Small groups. The best food tours cap at 8–12 people — small enough to fit into neighbourhood bars and market stalls that a larger group would overwhelm. Avoid tours with 20+ people; they inevitably end up at tourist-oriented venues with pre-arranged menus.

Local, off-the-beaten-path stops. If every stop on the itinerary is a place you could find in a travel guidebook, the tour isn't doing its job. Good food tours visit places that don't need tourists — family-run bars, market traders who've been in the same spot for 30 years, backstreet trattorias with no English menu.

Enough food to replace a meal. The best food tours in Europe (Rome, Barcelona, Lisbon) include enough tasting stops that you genuinely don't need dinner afterwards. If you're hungry at the end, you've been on a mediocre tour.

Context, not just calories. The difference between eating a Roman supplì and eating a Roman supplì while a local explains its street food origins, the correct way to eat it and where the recipe came from is enormous.
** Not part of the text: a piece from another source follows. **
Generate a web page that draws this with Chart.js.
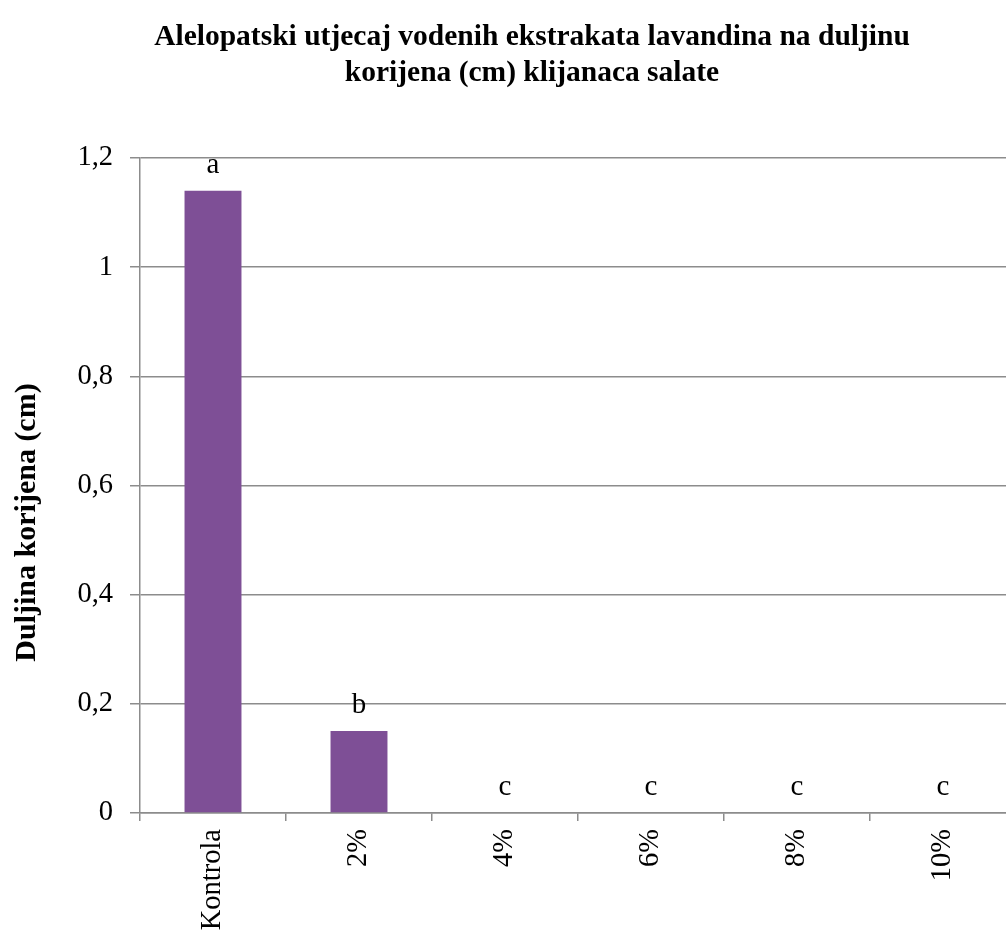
<!DOCTYPE html>
<html>
<head>
<meta charset="utf-8">
<script src="https://cdn.jsdelivr.net/npm/chart.js@4.4.0/dist/chart.umd.min.js"></script>
<style>
  html, body { margin: 0; padding: 0; background: #fff; overflow: hidden; }
  #wrap { width: 1006px; height: 934px; overflow: hidden; }
</style>
</head>
<body>
<div id="wrap"><canvas id="rootChart" width="1064" height="934"></canvas></div>
<script>
// data
const categories = ['Kontrola', '2%', '4%', '6%', '8%', '10%'];
const rootLength = [1.14, 0.15, 0, 0, 0, 0];
const sigLetters = ['a', 'b', 'c', 'c', 'c', 'c'];
const yTicks = [0, 0.2, 0.4, 0.6, 0.8, 1, 1.2];
const yTitle = 'Duljina korijena (cm)';

const serif = '"Liberation Serif", "Times New Roman", serif';
const gridColor = '#8c8c8c';

// letters above each bar, plus the y title (sits a bit below the plot centre in the original)
const letterPlugin = {
  id: 'letters',
  afterDatasetsDraw(chart) {
    const ctx = chart.ctx;
    const meta = chart.getDatasetMeta(0);
    ctx.save();
    ctx.font = '29px ' + serif;
    ctx.fillStyle = '#000';
    ctx.textAlign = 'center';
    ctx.textBaseline = 'alphabetic';
    meta.data.forEach((bar, i) => {
      ctx.fillText(sigLetters[i], bar.x, bar.y - 18);
    });

    const area = chart.chartArea;
    ctx.translate(27, (area.top + area.bottom) / 2 + 37);
    ctx.rotate(-Math.PI / 2);
    ctx.font = 'bold 30px ' + serif;
    ctx.textBaseline = 'middle';
    ctx.fillText(yTitle, 0, 0);
    ctx.restore();
  }
};

new Chart(document.getElementById('rootChart'), {
  type: 'bar',
  data: {
    labels: categories,
    datasets: [{
      data: rootLength,
      backgroundColor: '#7e4f96',
      borderWidth: 0,
      barPercentage: 0.39,
      categoryPercentage: 1
    }]
  },
  options: {
    responsive: false,
    animation: false,
    devicePixelRatio: 1,
    layout: { padding: 0 },
    plugins: {
      legend: { display: false },
      tooltip: { enabled: false },
      title: {
        display: true,
        text: ['Alelopatski utjecaj vodenih ekstrakata lavandina na duljinu', 'korijena (cm) klijanaca salate'],
        color: '#000',
        font: { family: serif, size: 29.5, weight: 'bold', lineHeight: 1.22 },
        padding: { top: 19, bottom: 67 }
      }
    },
    scales: {
      x: {
        grid: { display: true, drawOnChartArea: false, color: gridColor, lineWidth: 1.5, tickLength: 8, offset: true },
        border: { color: gridColor, width: 1.5 },
        ticks: { color: '#000', font: { family: serif, size: 28.5 }, minRotation: 90, maxRotation: 90, padding: 8 },
        afterFit(scale) { scale.height = 121; }
      },
      y: {
        min: 0,
        max: 1.2,
        afterBuildTicks(scale) { scale.ticks = yTicks.map(v => ({ value: v })); },
        grid: { color: gridColor, lineWidth: 1.5, tickLength: 10 },
        border: { color: gridColor, width: 1.5 },
        ticks: {
          color: '#000',
          font: { family: serif, size: 28.5 },
          padding: 17,
          callback: v => String(Math.round(v * 10) / 10).replace('.', ',')
        },
        afterFit(scale) { scale.width = 140; }
      },
      // empty right-hand axis, only reserves the margin the crop hides
      spacer: {
        type: 'linear',
        position: 'right',
        display: true,
        grid: { display: false },
        border: { display: false },
        ticks: { display: false },
        afterFit(scale) { scale.width = 48; }
      }
    }
  },
  plugins: [letterPlugin]
});
</script>
</body>
</html>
The best food guides are cultural historians who happen to also know where to eat.

FAQs

What is the best city for a food tour in Europe?
Rome and Barcelona are consistently the highest-rated for food tours — both cities have deep, distinctive food cultures and large gaps between tourist and local dining that a guide closes effectively. Lisbon is exceptional for atmosphere (fado + food). Amsterdam surprises most visitors with how good Dutch food actually is.

How long do food tours last?
Most European food tours last 3–4 hours with 5–8 tasting stops. Morning market tours tend to run 3 hours; evening tapas or wine tours run 3.5–4 hours. Cooking class experiences run 3–4 hours plus eating time.

Should I eat before a food tour?
No — arrive hungry. Good food tours include enough food to replace a meal. Eating beforehand means you can't do justice to the stops and limits the guide's ability to show you the full experience.